Чувственные определения есть для всех районов Москвы, которые автор считает Домом (то есть, оказываются пропущенными через считанное <от: читать> место к преобразованной в текст мысли): «Ясенево всё прозрачное», «Арбат — тёплый, солнечный, сухой». «Лубянка — холодная, пасмурная, влажная». И т. д. Как будто она и не видит город, а читает его со страниц улиц.
Но общий минор даже в этих бахтинских играх о времени и пространстве сохраняется, связывая «Обитаемое пространство» с другими эссе книги: «Этот город состоит из утрат».

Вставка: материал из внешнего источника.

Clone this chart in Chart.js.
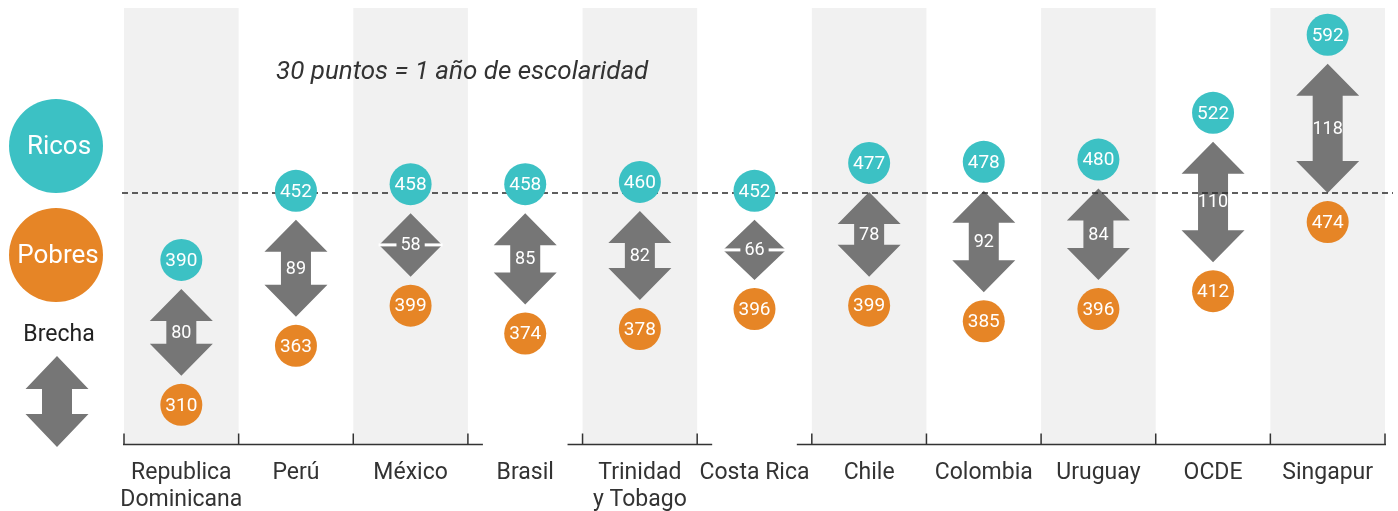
<!DOCTYPE html>
<html lang="es">
<head>
<meta charset="utf-8">
<title>Brecha entre ricos y pobres</title>
<script src="https://cdn.jsdelivr.net/npm/chart.js@4/dist/chart.umd.min.js"></script>
<style>
  html, body { margin: 0; padding: 0; background: #fff; }
  #wrap { width: 1398px; height: 511px; }
</style>
</head>
<body>
<div id="wrap"><canvas id="grafico" width="1398" height="511"></canvas></div>
<script>
// ----- Datos -----
const paises = [
  ["Republica", "Dominicana"], ["Perú"], ["México"], ["Brasil"],
  ["Trinidad", "y Tobago"], ["Costa Rica"], ["Chile"], ["Colombia"],
  ["Uruguay"], ["OCDE"], ["Singapur"]
];
const ricos = [390, 452, 458, 458, 460, 452, 477, 478, 480, 522, 592];
const pobres = [310, 363, 399, 374, 378, 396, 399, 385, 396, 412, 474];
const brecha = [80, 89, 58, 85, 82, 66, 78, 92, 84, 110, 118];
const lineaReferencia = 450;
const nota = "30 puntos = 1 año de escolaridad";

// escala de puntajes; la de pobres va corrida para dejar sitio a la flecha
const escalaMin = 224, escalaMax = 616, corrimiento = 50;

// ----- Estilo -----
const TEAL = "#3cc1c4";
const NARANJA = "#e68526";
const GRIS = "#767676";
const FONDO = "#f1f1f1";
const TEXTO = "#333333";
const FUENTE = "Roboto, 'Open Sans', sans-serif";
const RADIO = 21;
// categorías sin línea de eje debajo
const huecosEje = [3, 5];

function flecha(ctx, cx, y1, y2, anchoCabeza, anchoAsta, altoCabeza) {
  const h = Math.min(altoCabeza, (y2 - y1) / 2);
  const hw = anchoCabeza / 2, sw = anchoAsta / 2;
  ctx.beginPath();
  ctx.moveTo(cx, y1);
  ctx.lineTo(cx + hw, y1 + h);
  ctx.lineTo(cx + sw, y1 + h);
  ctx.lineTo(cx + sw, y2 - h);
  ctx.lineTo(cx + hw, y2 - h);
  ctx.lineTo(cx, y2);
  ctx.lineTo(cx - hw, y2 - h);
  ctx.lineTo(cx - sw, y2 - h);
  ctx.lineTo(cx - sw, y1 + h);
  ctx.lineTo(cx - hw, y1 + h);
  ctx.closePath();
  ctx.fill();
}

// ----- Plugin: fondos, flechas, eje, textos -----
const dibujo = {
  id: "dibujo",
  beforeDatasetsDraw(chart) {
    const { ctx, chartArea: a, scales } = chart;
    const x = scales.x, yR = scales.yRicos, yP = scales.yPobres;
    const ancho = (a.right - a.left) / paises.length;
    ctx.save();
    // bandas grises
    ctx.fillStyle = FONDO;
    paises.forEach((p, i) => {
      if (i % 2 === 0) ctx.fillRect(x.getPixelForValue(i) - ancho / 2, a.top, ancho, a.bottom - a.top);
    });
    // flechas de brecha
    ctx.fillStyle = GRIS;
    brecha.forEach((b, i) => {
      const cx = x.getPixelForValue(i);
      const y1 = yR.getPixelForValue(ricos[i]) + RADIO + 8;
      const y2 = yP.getPixelForValue(pobres[i]) - RADIO - 8;
      flecha(ctx, cx, y1, y2, 63, 30, 32);
    });
    ctx.font = "18px " + FUENTE;
    ctx.textAlign = "center";
    ctx.textBaseline = "middle";
    brecha.forEach((b, i) => {
      const cx = x.getPixelForValue(i);
      const y1 = yR.getPixelForValue(ricos[i]) + RADIO + 8;
      const y2 = yP.getPixelForValue(pobres[i]) - RADIO - 8;
      const cy = (y1 + y2) / 2;
      if (y2 - y1 < 72) {
        const w = ctx.measureText(String(b)).width / 2 + 4;
        ctx.fillStyle = "#ffffff";
        ctx.fillRect(cx - 32, cy - 1.5, 32 - w, 3);
        ctx.fillRect(cx + w, cy - 1.5, 32 - w, 3);
      }
      ctx.fillStyle = "#ffffff";
      ctx.fillText(String(b), cx, cy + 1);
    });
    // línea de referencia punteada
    const yRef = yR.getPixelForValue(lineaReferencia);
    ctx.strokeStyle = "#2a2a2a";
    ctx.lineWidth = 1.5;
    ctx.setLineDash([6, 4]);
    ctx.beginPath();
    ctx.moveTo(a.left - 2, yRef);
    ctx.lineTo(a.right + 8, yRef);
    ctx.stroke();
    ctx.setLineDash([]);
    ctx.restore();
  },
  afterDatasetsDraw(chart) {
    const { ctx, chartArea: a, scales } = chart;
    const x = scales.x, yR = scales.yRicos, yP = scales.yPobres;
    const ancho = (a.right - a.left) / paises.length;
    ctx.save();
    // valores dentro de los círculos
    ctx.fillStyle = "#ffffff";
    ctx.font = "19px " + FUENTE;
    ctx.textAlign = "center";
    ctx.textBaseline = "middle";
    paises.forEach((p, i) => {
      const cx = x.getPixelForValue(i);
      ctx.fillText(String(ricos[i]), cx, yR.getPixelForValue(ricos[i]) + 1);
      ctx.fillText(String(pobres[i]), cx, yP.getPixelForValue(pobres[i]) + 1);
    });
    // eje inferior con marcas
    const yEje = a.bottom - 0.5;
    ctx.strokeStyle = TEXTO;
    ctx.lineWidth = 1.5;
    ctx.beginPath();
    let inicio = a.left - 1;
    huecosEje.forEach((k) => {
      const izq = x.getPixelForValue(k) - ancho / 2;
      ctx.moveTo(inicio, yEje);
      ctx.lineTo(izq + 15, yEje);
      inicio = izq + ancho - 15;
    });
    ctx.moveTo(inicio, yEje);
    ctx.lineTo(a.right + 1, yEje);
    for (let i = 0; i <= paises.length; i++) {
      const bx = a.left + i * ancho;
      ctx.moveTo(bx, yEje);
      ctx.lineTo(bx, yEje - 11);
    }
    ctx.stroke();
    // etiquetas de países
    ctx.fillStyle = TEXTO;
    ctx.font = "23px " + FUENTE;
    ctx.textBaseline = "alphabetic";
    paises.forEach((lineas, i) => {
      const cx = x.getPixelForValue(i);
      lineas.forEach((t, j) => ctx.fillText(t, cx, 479 + j * 27));
    });
    // nota en cursiva
    ctx.font = "italic 26px " + FUENTE;
    ctx.textAlign = "left";
    ctx.textBaseline = "middle";
    ctx.fillText(nota, 276, 72);
    // leyenda
    ctx.textAlign = "center";
    ctx.fillStyle = TEAL;
    ctx.beginPath(); ctx.arc(56, 146, 47, 0, Math.PI * 2); ctx.fill();
    ctx.fillStyle = NARANJA;
    ctx.beginPath(); ctx.arc(56, 255, 47, 0, Math.PI * 2); ctx.fill();
    ctx.fillStyle = "#ffffff";
    ctx.font = "26px " + FUENTE;
    ctx.fillText("Ricos", 59, 147);
    ctx.fillText("Pobres", 58, 256);
    ctx.fillStyle = "#222222";
    ctx.font = "23px " + FUENTE;
    ctx.fillText("Brecha", 59, 335);
    ctx.fillStyle = GRIS;
    flecha(ctx, 57, 356, 447, 63, 30, 33);
    ctx.restore();
  }
};

// ----- Gráfico -----
new Chart(document.getElementById("grafico"), {
  type: "line",
  data: {
    labels: paises.map((l) => l.join(" ")),
    datasets: [
      {
        label: "Ricos",
        data: ricos,
        yAxisID: "yRicos",
        showLine: false,
        pointRadius: RADIO,
        pointHoverRadius: RADIO,
        pointBorderWidth: 0,
        pointBackgroundColor: TEAL,
        pointBorderColor: TEAL
      },
      {
        label: "Pobres",
        data: pobres,
        yAxisID: "yPobres",
        showLine: false,
        pointRadius: RADIO,
        pointHoverRadius: RADIO,
        pointBorderWidth: 0,
        pointBackgroundColor: NARANJA,
        pointBorderColor: NARANJA
      }
    ]
  },
  options: {
    responsive: false,
    animation: false,
    events: [],
    layout: { autoPadding: false, padding: { left: 124, right: 13, top: 8, bottom: 66 } },
    plugins: { legend: { display: false }, tooltip: { enabled: false } },
    scales: {
      x: { display: false, offset: true },
      yRicos: { display: false, min: escalaMin, max: escalaMax },
      yPobres: { display: false, min: escalaMin + corrimiento, max: escalaMax + corrimiento }
    }
  },
  plugins: [dibujo]
});
</script>
</body>
</html>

И если материя нашего мира состоит из атомов, то материя мира Ольги Балла — из букв. Потому в её учебнике бытия естественной выглядит глава «Первоэлементы: метафизическая кириллица», в которой до уровня атомов низведены буквы, вернее: сделана попытка постичь божество, которое в этой системе ценностей и мер совершенно не из машины: из букв (ы).
Объём сборника сравнительно невелик — 120 страниц. Но большего и не нужно. Книга Ольга Балла — философия бытия, написанная когда-то «задушившим» в себе поэта человеком. Личный опыт восприятия мира. Личные красоты и страхи. В этом плотном и вязком тексте автор пытается дать определение всему, что видит; а скорее: объяснить для себя — для чего она (и никто другой!) здесь, как защитить себя от равнодушного и агрессивного мира, как подготовить (ся) к небытию.

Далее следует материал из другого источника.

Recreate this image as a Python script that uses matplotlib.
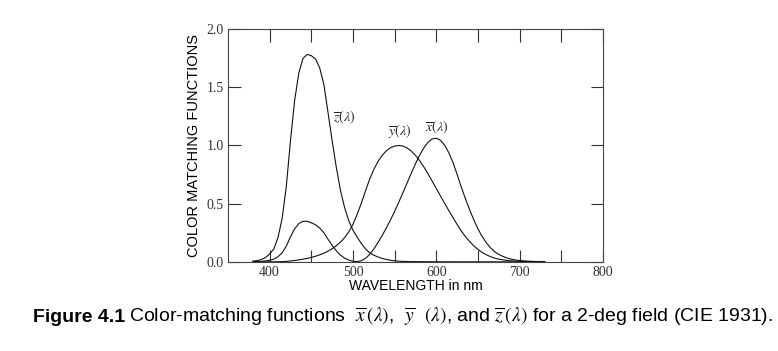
import numpy as np
import matplotlib.pyplot as plt

# CIE 1931 2-deg colour-matching functions, 5 nm steps
wavelength = list(range(380, 735, 5))
x_bar = [0.0014, 0.0022, 0.0042, 0.0077, 0.0143, 0.0232, 0.0435, 0.0776,
         0.1344, 0.2148, 0.2839, 0.3285, 0.3483, 0.3481, 0.3362, 0.3187,
         0.2908, 0.2511, 0.1954, 0.1421, 0.0956, 0.0580, 0.0320, 0.0147,
         0.0049, 0.0024, 0.0093, 0.0291, 0.0633, 0.1096, 0.1655, 0.2258,
         0.2904, 0.3597, 0.4334, 0.5121, 0.5945, 0.6784, 0.7621, 0.8425,
         0.9163, 0.9786, 1.0263, 1.0567, 1.0622, 1.0456, 1.0026, 0.9384,
         0.8544, 0.7514, 0.6424, 0.5419, 0.4479, 0.3608, 0.2835, 0.2187,
         0.1649, 0.1212, 0.0874, 0.0636, 0.0468, 0.0329, 0.0227, 0.0160,
         0.0114, 0.0081, 0.0058, 0.0041, 0.0029, 0.0020, 0.0014]
y_bar = [0.0000, 0.0001, 0.0001, 0.0002, 0.0004, 0.0006, 0.0012, 0.0022,
         0.0040, 0.0073, 0.0116, 0.0168, 0.0230, 0.0298, 0.0380, 0.0480,
         0.0600, 0.0739, 0.0910, 0.1126, 0.1390, 0.1693, 0.2080, 0.2586,
         0.3230, 0.4073, 0.5030, 0.6082, 0.7100, 0.7932, 0.8620, 0.9149,
         0.9540, 0.9803, 0.9950, 1.0000, 0.9950, 0.9786, 0.9520, 0.9154,
         0.8700, 0.8163, 0.7570, 0.6949, 0.6310, 0.5668, 0.5030, 0.4412,
         0.3810, 0.3210, 0.2650, 0.2170, 0.1750, 0.1382, 0.1070, 0.0816,
         0.0610, 0.0446, 0.0320, 0.0232, 0.0170, 0.0119, 0.0082, 0.0057,
         0.0041, 0.0029, 0.0021, 0.0015, 0.0010, 0.0007, 0.0005]
z_bar = [0.0065, 0.0106, 0.0201, 0.0362, 0.0679, 0.1102, 0.2074, 0.3713,
         0.6456, 1.0391, 1.3856, 1.6230, 1.7471, 1.7826, 1.7721, 1.7441,
         1.6692, 1.5281, 1.2876, 1.0419, 0.8130, 0.6162, 0.4652, 0.3533,
         0.2720, 0.2123, 0.1582, 0.1117, 0.0783, 0.0573, 0.0422, 0.0298,
         0.0203, 0.0134, 0.0088, 0.0058, 0.0039, 0.0028, 0.0021, 0.0018,
         0.0017, 0.0014, 0.0011, 0.0010, 0.0008, 0.0006, 0.0003, 0.0002,
         0.0002, 0.0001, 0.0000, 0.0000, 0.0000, 0.0000, 0.0000, 0.0000,
         0.0000, 0.0000, 0.0000, 0.0000, 0.0000, 0.0000, 0.0000, 0.0000,
         0.0000, 0.0000, 0.0000, 0.0000, 0.0000, 0.0000, 0.0000]

labels = [r'$\overline{z}(\lambda)$', r'$\overline{y}(\lambda)$', r'$\overline{x}(\lambda)$']
label_pos = [(490, 1.24), (556, 1.12), (600, 1.16)]

plt.rcParams['mathtext.fontset'] = 'stix'

fig = plt.figure(figsize=(7.78, 3.51), dpi=100)
ax = fig.add_axes([0.293, 0.254, 0.482, 0.663])

for ys in (x_bar, y_bar, z_bar):
    ax.plot(wavelength, ys, color='#111111', lw=0.8)

for txt, (lx, ly) in zip(labels, label_pos):
    ax.text(lx, ly, txt, ha='center', va='center', fontsize=10, color='#222222')

ax.set_xlim(350, 800)
ax.set_ylim(0, 2.0)
ax.set_xticks(np.arange(400, 801, 100))
ax.set_xticks(np.arange(400, 800, 50), minor=True)
ax.set_yticks(np.arange(0, 2.01, 0.5))
ax.set_yticklabels(['0.0', '0.5', '1.0', '1.5', '2.0'])
ax.tick_params(which='both', direction='in', top=True, right=True,
               length=9, width=0.8, colors='#333333', labelsize=10, pad=3)
for lab in ax.get_xticklabels() + ax.get_yticklabels():
    lab.set_family('Liberation Serif')
for s in ax.spines.values():
    s.set_linewidth(0.8)
    s.set_color('#444444')

ax.set_xlabel('WAVELENGTH in nm', family='Liberation Sans', fontsize=10, labelpad=0)
ax.set_ylabel('COLOR MATCHING FUNCTIONS', family='Liberation Sans', fontsize=10.5, labelpad=4)

# caption
fig.canvas.draw()
r = fig.canvas.get_renderer()
base_y = 1 - 322 / 351
t1 = fig.text(33 / 778, base_y, 'Figure 4.1', family='Liberation Sans',
              weight='bold', fontsize=14, va='baseline')
bb = t1.get_window_extent(r)
fig.text(bb.x1 / 778 + 0.005, base_y,
         r'Color-matching functions  $\overline{x}\,(\lambda)$,  $\overline{y}$  $(\lambda)$, and $\overline{z}\,(\lambda)$ for a 2-deg field (CIE 1931).',
         family='Liberation Sans', fontsize=14, va='baseline')

fig.savefig('out.png', dpi=100)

В какой-то момент ты понимаешь, что этот частный разговор затрагивает и тебя, делает и твоим частным, а значит — общим.
И в этом — разделённом — бытии уже не так страшно.
Даже если представить, что оно — книга.
Так, пожалуй, лучше всего.
[1] Автор и сама говорит о чём-то подобном: «Никакой я в свои седоглавые сорок девять не взрослый, а нормальный старый подросток».
[2] Течению времени тут подчинено практически всё.